Showing 2 changed files with 13 additions and 5 deletions.
diff --git a/reinforced_lib/agents/base_agent.py b/reinforced_lib/agents/base_agent.py
@@ -85,7 +85,7 @@ def action_space(self) -> gym.spaces.Space:
 
         raise NotImplementedError()
 
-    def export(self, init_key: PRNGKey, state: AgentState = None) -> tuple[any, any, any]:
+    def export(self, init_key: PRNGKey, state: AgentState = None, sample_only: bool = False) -> tuple[any, any, any]:
         """
         Exports the agent to TensorFlow Lite format.
 
@@ -95,6 +95,8 @@ def export(self, init_key: PRNGKey, state: AgentState = None) -> tuple[any, any,
             Key used to initialize the agent.
         state : AgentState, optional
             State of the agent to be exported.

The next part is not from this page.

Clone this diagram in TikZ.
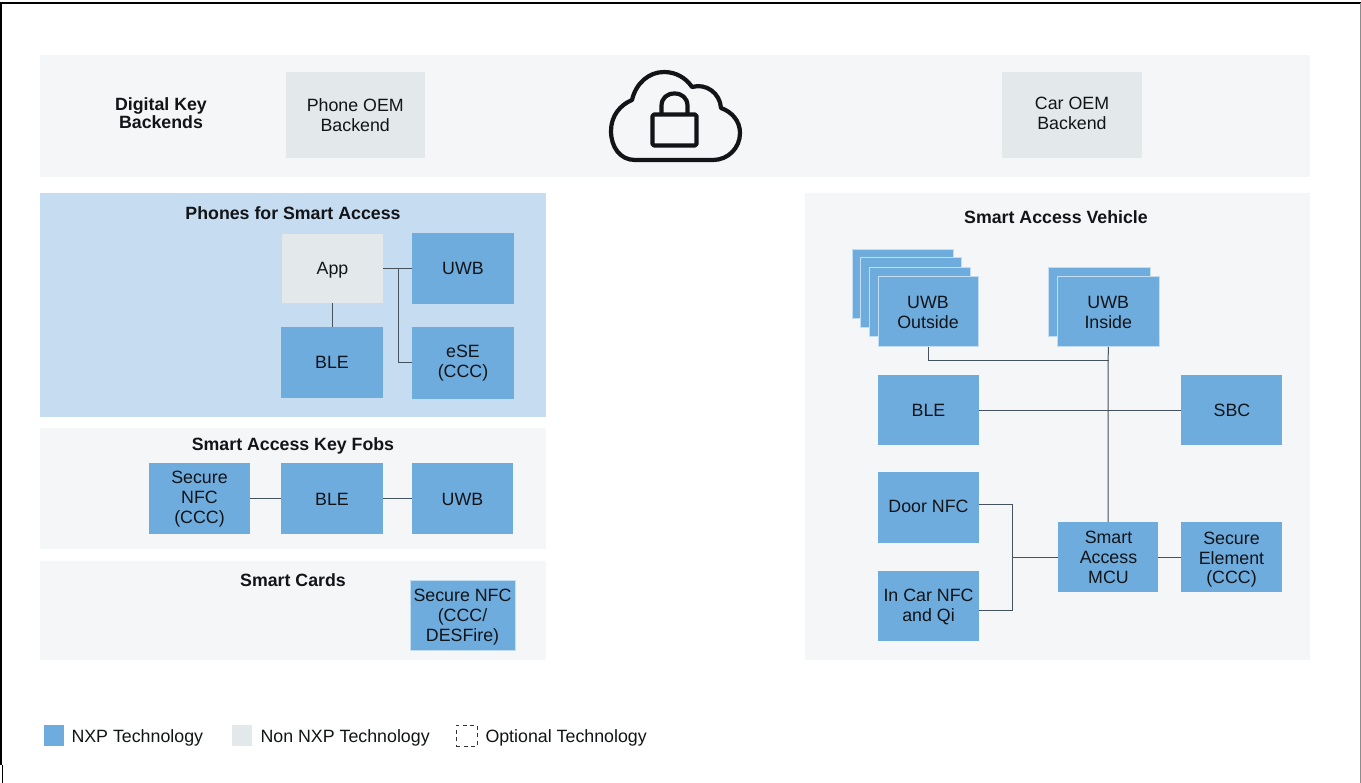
\documentclass[tikz,border=0pt]{standalone}
\usepackage{fontspec}
\setmainfont{Liberation Sans}
\definecolor{nxp}{HTML}{6EACDE}
\definecolor{nonnxp}{HTML}{E3E9EB}
\definecolor{panel}{HTML}{F5F6F8}
\definecolor{phonepanel}{HTML}{C5DCF1}
\definecolor{edgeblue}{HTML}{C3DDF3}
\definecolor{wire}{HTML}{46525D}
\definecolor{ink}{HTML}{121417}
\newcommand{\bx}[7]{%
  \pgfmathsetmacro{\cxv}{(#2+#4)/2}\pgfmathsetmacro{\cyv}{(#3+#5)/2}%
  \pgfmathsetmacro{\wv}{#4-#2}\pgfmathsetmacro{\hv}{#5-#3}%
  \node[#6,minimum width=\wv pt,minimum height=\hv pt] (#1) at (\cxv,\cyv) {#7};}
\newcommand{\nudge}[2]{\raisebox{-#1pt}[\height][\depth]{\begin{tabular}{@{}c@{}}#2\end{tabular}}}
\tikzset{
  every node/.style={inner sep=0pt,outer sep=0pt,text=ink,align=center,font=\fontsize{17.8}{20}\selectfont},
  nxpbox/.style={fill=nxp},
  nxpedge/.style={fill=nxp,draw=edgeblue,line width=1pt},
  nonbox/.style={fill=nonnxp},
  panelbox/.style={fill=panel},
  phonebox/.style={fill=phonepanel},
  title/.style={font=\fontsize{17.75}{18}\selectfont\bfseries},
  wired/.style={draw=wire,line width=1pt},
  icon/.style={draw=ink,line width=4.2pt,line join=round,line cap=round},
}
\begin{document}
\begin{tikzpicture}[x=1pt,y=-1pt]
\useasboundingbox (0,0) rectangle (1361,783);
% frame
\fill[white] (0,0) rectangle (1361,783);
\draw[black,line width=2.8pt] (0,3) -- (1361,3);
\draw[black,line width=2.4pt] (0.8,3) -- (0.8,765);
\draw[black!45,line width=1.2pt] (1360.4,3) -- (1360.4,783);
\draw[black,line width=1pt] (2,765) -- (2,783);
% panels
\bx{backends}{40}{55}{1310}{177}{panelbox}{}
\bx{phones}{40}{193}{546}{417}{phonebox}{}
\bx{fobs}{40}{428}{546}{549}{panelbox}{}
\bx{cards}{40}{561}{546}{660}{panelbox}{}
\bx{vehicle}{805}{193}{1310}{660}{panelbox}{}
% titles
\node[title] (tdk) at (161,113) {Digital Key\\Backends};
\node[title] (tph) at (293,213) {Phones for Smart Access};
\node[title] (tfo) at (293,446) {Smart Access Key Fobs};
\node[title] (tca) at (293,580) {Smart Cards};
\node[title] (tve) at (1056,217) {Smart Access Vehicle};
% backends
\bx{phoneoem}{286}{72}{424.5}{158.5}{nonbox}{Phone OEM\\Backend}
\bx{caroem}{1002}{72}{1142}{158.5}{nonbox}{\nudge{0}{Car OEM\\Backend}}
% cloud
\draw[icon,fill=panel] (635,160)
  .. controls (620,160) and (611,147) .. (611,131)
  .. controls (611,116) and (620,105) .. (632,100)
  .. controls (636,83) and (649,72) .. (664,72)
  .. controls (676,72) and (686,78) .. (692,87)
  .. controls (706,83) and (720,93) .. (721,108)
  .. controls (732,112) and (740,121) .. (740,133)
  .. controls (740,148) and (728,160) .. (713,160) -- cycle;
\draw[icon] (661.5,114) -- (661.5,106)
  .. controls (661.5,98) and (667,93.5) .. (674.5,93.5)
  .. controls (682,93.5) and (687.5,98) .. (687.5,106) -- (687.5,114);
\draw[icon,rounded corners=1.5pt] (652.5,114.5) rectangle (696.5,145.5);
% phones
\bx{app}{282}{234}{383}{303}{nonbox}{\nudge{2}{App}}
\bx{puwb}{412}{233}{514}{304}{nxpbox}{UWB}
\bx{pble}{281}{327}{383}{398}{nxpbox}{BLE}
\bx{pese}{412}{327}{514}{399}{nxpbox}{eSE\\(CCC)}
% fobs
\bx{fnfc}{149}{463}{250}{534}{nxpbox}{\nudge{1}{Secure\\NFC\\(CCC)}}
\bx{fble}{281}{463}{383}{534}{nxpbox}{\nudge{3}{BLE}}
\bx{fuwb}{412}{463}{513}{534}{nxpbox}{\nudge{3}{UWB}}
% cards
\bx{cnfc}{410}{580}{515}{650}{nxpedge}{\nudge{2.5}{Secure NFC\\(CCC/\\DESFire)}}
% vehicle
\bx{uo3}{852.5}{249.5}{953.5}{319}{nxpedge}{}
\bx{uo2}{860.5}{257.5}{961.5}{328}{nxpedge}{}
\bx{uo1}{869.5}{267.5}{970}{337}{nxpedge}{}
\bx{uout}{878}{277}{978}{347}{nxpedge}{\nudge{3}{UWB\\Outside}}
\bx{ui1}{1048.5}{267.5}{1150}{337}{nxpedge}{}
\bx{uin}{1057.5}{277}{1159}{347}{nxpedge}{\nudge{3}{UWB\\Inside}}
\bx{vble}{878}{375}{979}{445.5}{nxpbox}{BLE}
\bx{sbc}{1181}{375}{1282}{445.5}{nxpbox}{\hspace{1pt}SBC}
\bx{door}{878}{472}{979}{543}{nxpbox}{\nudge{1}{Door NFC}}
\bx{incar}{878}{571}{979}{641}{nxpbox}{\nudge{1.5}{In Car NFC\\and Qi}}
\bx{mcu}{1058}{522}{1158}{592}{nxpbox}{\hspace{1pt}Smart\\\hspace{1pt}Access\\\hspace{1pt}MCU}
\bx{se}{1181}{522}{1282}{592}{nxpbox}{\nudge{3}{Secure\\Element\\(CCC)}}
% connectors
\coordinate (pbranch) at (398,268.5);
\draw[wired] (app.east) -- (puwb.west);
\draw[wired] (pbranch) |- (pese.west);
\draw[wired] (app.south) -- (app.south |- pble.north);
\draw[wired] (fnfc) -- (fble);
\draw[wired] (fble) -- (fuwb);
\coordinate (ujoin) at (1109,360.5);
\draw[wired] (uout.south) |- (ujoin);
\draw[wired] (uin.south) -- (mcu.north);
\draw[wired] (vble) -- (sbc);
\coordinate (doorout) at (979,504.5);
\coordinate (carout) at (979,610.5);
\coordinate (nbus) at (1012.5,557);
\draw[wired] (doorout) -| (nbus) |- (carout);
\draw[wired] (nbus) -- (mcu.west);
\draw[wired] (mcu) -- (se);
% legend
\bx{lgnxp}{43.5}{725}{64}{746}{nxpbox}{}
\node[anchor=west] (lgnxpt) at (71.5,738) {NXP Technology};
\bx{lgnon}{231.5}{725}{252}{746}{nonbox}{}
\node[anchor=west] (lgnont) at (260.5,738) {Non NXP Technology};
\bx{lgopt}{456}{725}{477}{746}{draw=black!80,dash pattern=on 4pt off 3.5pt,line width=0.9pt}{}
\node[anchor=west] (lgoptt) at (485.5,738) {Optional Technology};
\end{tikzpicture}
\end{document}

If not specified, the agent is initialized with ``init_key``.
+        sample_only : bool, optional
+            If ``True``, the exported agent will only be able to sample actions, but not update its state.
         """
 
         import tensorflow as tf
@@ -165,8 +167,11 @@ def sample_without_state(state: AgentState, key: PRNGKey, *args, **kwargs) -> tu
             action = self.sample(state, sample_key, *args, **kwargs)

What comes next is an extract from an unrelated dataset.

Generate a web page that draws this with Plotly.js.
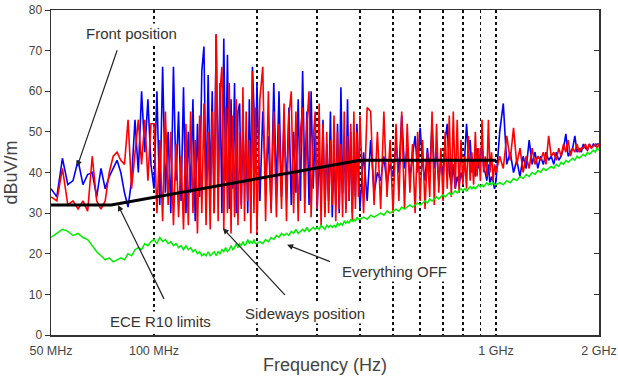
<!DOCTYPE html>
<html>
<head>
<meta charset="utf-8">
<script src="https://cdn.plot.ly/plotly-3.0.1.min.js"></script>
<style>html,body{margin:0;padding:0;background:#fff;}#chart{width:618px;height:376px;}</style>
</head>
<body>
<div id="chart"></div>
<script>
// Frequency sweep points (MHz)
const freqMHz = [
50,52,54,56,58,60,62,64,66,68,70,72,74,76,78,80,82,84,86,88,90,92,94,96,98,
100,102,104,106,108,110,112,114,116,118,120,122,124,126,128,130,132,134,136,138,140,142,144,146,148,
150,152,154,156,158,160,162,164,166,168,170,172,174,176,178,180,182,184,186,188,190,192,194,196,198,
200,204,208,212,216,220,224,228,232,236,240,244,248,252,256,260,264,268,272,276,280,284,288,292,296,
300,304,308,312,316,320,324,328,332,336,340,344,348,352,356,360,364,368,372,376,380,384,388,392,396,
400,410,420,430,440,450,460,470,480,490,500,510,520,530,540,550,560,570,580,590,
600,610,620,630,640,650,660,670,680,690,700,710,720,730,740,750,760,770,780,790,
800,810,820,830,840,850,860,870,880,890,900,910,920,930,940,950,960,970,980,990,
1000,1025,1050,1075,1100,1125,1150,1175,1200,1225,1250,1275,1300,1325,1350,1375,1400,1425,1450,1475,
1500,1525,1550,1575,1600,1625,1650,1675,1700,1725,1750,1775,1800,1825,1850,1875,1900,1925,1950,1975,2000
];

// Front position (blue), dBuV/m
const frontPosition = [
36,34,43.5,37,38,43,37,39.5,40,34,41,36,39,41,43,40,35,31.5,38,53,40,60,45,58,42,
36,60,32,66,35,50,30,66,38,55,33,61,30,50,35,58,28,52,34,65,71,33,64,36,60,30,74,35,62,30,73,38,69,31,58,36,62,30,55,57,32,52,37,48,30,58,34,66,56,40,
62,33,55,38,49,31,62,35,60,34,52,36,56,32,50,35,58,33,65,38,55,32,60,36,50,31,45,34,53,30,47,33,55,29,45,32,52,30,61,35,48,31,58,33,50,30,45,34,52,38,
31,45,33,48,35,40,38,44,37,42,39,47,40,54,41,46,39,44,49,40,51,42,38,46,40,52,41,45,38,43,39,48,52,40,37,42,36,39,37,40,38,44,52,45,48,40,43,39,46,41,44,47,41,40,38,42,37,39,38,36,
38,50,57,42,45,40,43,39,44,41,48,42,45,41,44,42,45,43,44,42,45,43,44,46,49.5,44,45,46,49,45,46,45,47,46,45.5,47,46,47,46.5,47,47
];

// Sideways position (red), dBuV/m
const sidewaysPosition = [
34,33,41,32,33,31,33,30.5,44,33,31,33,40,44,45,43,42,53,36,44,53,42,53,38,52,
52,30,48,28,55,32,50,27,47,29,44,26,52,27,55,30,48,25,54,30,57,27,50,26,55,30,74,28,60,66,26,56,30,62,25,54,29,58,27,50,31,61,28,55,33,48,25,65,30,56,
25,58,66,28,60,30,55,29,52,31,57,28,54,60,30,55,28,50,56,30,52,60,29,48,55,31,57,27,52,29,50,30,48,32,54,28,50,31,47,29,55,30,49,33,52,28,55,31,50,34,
54,30,56,55,32,50,31,55,34,48,30,52,33,55,31,52,35,47,30,50,33,48,31,45,34,55,32,52,35,46,33,50,36,54,34,55,36,53,35,48,37,44,36,49,38,45,37,50,39,46,38,53,40,44,39,53,40,45,38,42,
40,44,41,49,43,51,42,46,40,44,41,46,42,44,43,45,42,49,44,45,43,46,44,47,45,48,44,46,45,47,45,46,46,47,45.5,47,46,46.5,47,46,47
];

// Everything OFF (green), dBuV/m
const everythingOff = [
24,25,26,25.5,24.5,25,24,23.5,22,20.5,19.5,18.5,19,18,18.5,19,18.5,20,19.5,21,21.5,21,22.5,22,23,
23.5,22.5,24,23,23.5,22.5,23,22,22.5,21.5,22,21,22,21,21.5,20.5,21,20,20.5,19.5,20,19.5,20.5,19.5,20,20.5,19.5,20.5,20,21,20.5,21.5,20.5,21,22,21,21.5,22.5,21.5,22.5,22,23,22,22.5,23.5,22.5,23,22.5,23.5,22.5,
22.5,23,22.5,23.5,23,24,23.5,24.5,24,25,24.5,25,24.5,25.5,25,26,25,25.5,26,25.5,26.5,25.5,26,26.5,26,26.5,26,27,26.5,26,27,26.5,27,26.5,27,26.5,27.5,27,27.5,27,28,27.5,28,27.5,28.5,28,28.5,28,29,28.5,
28.5,29,28.5,29.5,29,29.5,30,29.5,30.5,30,30.5,31,30.5,31.5,31,31.5,32,31.5,32,32.5,32,32.5,33,32.5,33.5,33,33.5,34,33.5,34,34.5,34,34.5,35,34.5,35,35.5,35,35.5,36,35.5,36,35.5,36,36.5,36,36.5,36,36.5,37,36.5,37,36.5,37,37.5,37,37.5,37,37.5,37,
37,37.5,37,38,37.5,38.5,38,39,38.5,39.5,39,40,39.5,40.5,40,41,40.5,41,41.5,41,42,41.5,42.5,42,43,42.5,43,43.5,43,44,43.5,44,44.5,44,45,44.5,45,45.5,45,46,45.5
];

// ECE R10 broadband limit
const limitFreqMHz = [50, 75, 400, 1000];
const limitValues = [32, 32, 43, 43];

// Axis ticks
const xTickVals = [50, 100, 1000, 2000];
const xTickText = ['50 MHz', '100 MHz', '1 GHz', '2 GHz'];
const xMinorGrid = [200, 300, 400, 500, 600, 700, 800, 900];

// Annotation labels: [text, arrow tip freq MHz, tip value]
const labelTexts = ['Front position', 'ECE R10 limits', 'Sideways position', 'Everything OFF'];
const tipFreqMHz = [59.6, 78.5, 159, 245];
const tipValues = [41.4, 32, 26.3, 22.2];

const FONT = 'Arial, "Liberation Sans", sans-serif';

const traces = [
  {x: freqMHz, y: frontPosition, type: 'scatter', mode: 'lines', name: 'Front position',
   line: {color: 'rgb(0,0,255)', width: 1.6}},
  {x: freqMHz, y: sidewaysPosition, type: 'scatter', mode: 'lines', name: 'Sideways position',
   line: {color: 'rgb(255,0,0)', width: 1.6}},
  {x: freqMHz, y: everythingOff, type: 'scatter', mode: 'lines', name: 'Everything OFF', yaxis: 'y2',
   line: {color: 'rgb(0,238,0)', width: 1.5}},
  {x: limitFreqMHz, y: limitValues, type: 'scatter', mode: 'lines', name: 'ECE R10 limits', yaxis: 'y2',
   line: {color: '#000', width: 3}}
];

const textPos = [[0.146, 0.929], [0.2007, 0.043], [0.4635, 0.066], [0.626, 0.194]];
const arrowTail = [[43, -125], [49, 100], [65, 70], [46, 18]];

const annotations = [];
for (let i = 0; i < labelTexts.length; i++) {
  annotations.push({
    xref: 'paper', yref: 'paper', x: textPos[i][0], y: textPos[i][1],
    text: labelTexts[i], showarrow: false, xanchor: 'center', yanchor: 'middle',
    bgcolor: '#fff', borderpad: 1,
    font: {family: FONT, size: 15, color: '#333'}
  });
  annotations.push({
    xref: 'x', yref: 'y', x: Math.log10(tipFreqMHz[i]), y: tipValues[i],
    showarrow: true, ax: arrowTail[i][0], ay: arrowTail[i][1],
    arrowhead: 2, arrowsize: 1, arrowwidth: 1.2, arrowcolor: '#222',
    standoff: 0, startstandoff: 0
  });
}

const layout = {
  width: 618, height: 376,
  margin: {l: 51, r: 19, t: 10, b: 41},
  paper_bgcolor: '#fff', plot_bgcolor: '#fff',
  showlegend: false,
  font: {family: FONT, color: '#444'},
  xaxis: {
    type: 'log', range: [Math.log10(50), Math.log10(2000)],
    tickvals: xTickVals, ticktext: xTickText, ticks: '', ticklabelstandoff: 3,
    tickfont: {family: FONT, size: 12.5, color: '#444'},
    showgrid: true, gridcolor: '#111', griddash: 'dot', gridwidth: 1.5,
    minor: {tickvals: xMinorGrid, showgrid: true, gridcolor: '#111', griddash: 'dot', gridwidth: 1.5, ticks: ''},
    showline: true, mirror: true, linecolor: '#333', linewidth: 1.5,
    zeroline: false,
    title: {text: 'Frequency (Hz)', font: {family: FONT, size: 18, color: '#444'}, standoff: 2}
  },
  yaxis: {
    range: [0, 80], tick0: 0, dtick: 10,
    ticks: 'outside', ticklen: 5, tickcolor: '#333',
    tickfont: {family: FONT, size: 12, color: '#444'},
    showgrid: false, zeroline: false,
    showline: true, mirror: true, linecolor: '#333', linewidth: 1.5,
    title: {text: 'dBuV/m', font: {family: FONT, size: 18, color: '#444'}, standoff: 6}
  },
  yaxis2: {
    overlaying: 'y', side: 'right', range: [0, 80], tick0: 0, dtick: 10,
    ticks: 'inside', ticklen: 5, tickcolor: '#333',
    showticklabels: false, showgrid: false, zeroline: false, showline: false
  },
  annotations: annotations
};

Plotly.newPlot('chart', traces, layout, {staticPlot: true, displayModeBar: false});
</script>
</body>
</html>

             return action, key
 
-        if state is None:
-            state = init()
+        if not sample_only:
+            if state is None:
+                state = init()
+            else:
+                state = TfLiteState(state=state, key=init_key)
 
             update_args = append_value(state, 'state', self.update_observation_space.sample())
             sample_args = append_value(state, 'state', self.sample_observation_space.sample())
@@ -176,10 +181,12 @@ def sample_without_state(state: AgentState, key: PRNGKey, *args, **kwargs) -> tu
             sample_tfl = make_converter(sample, sample_args).convert()
 
             return init_tfl, update_tfl, sample_tfl
-        else:
+        elif state is not None:
             sample_args = append_value(init_key, 'key', self.sample_observation_space.sample())
 
             init_tfl = make_converter(get_key, []).convert()
             sample_tfl = make_converter(partial(sample_without_state, state), sample_args).convert()
 
             return init_tfl, None, sample_tfl
+        else:
+            raise ValueError('Either `state` must be provided or `sample_only` must be False.')
diff --git a/reinforced_lib/rlib.py b/reinforced_lib/rlib.py
@@ -607,7 +607,8 @@ def to_tflite(self, path: str = None, agent_id: int = None, sample_only: bool =
         else:
             init_tfl, update_tfl, sample_tfl = self._agent.export(
                 init_key=self._agent_containers[agent_id].key,
-                state=self._agent_containers[agent_id].state
+                state=self._agent_containers[agent_id].state,
+                sample_only=sample_only
             )
 
         base_name = self._agent.__class__.__name__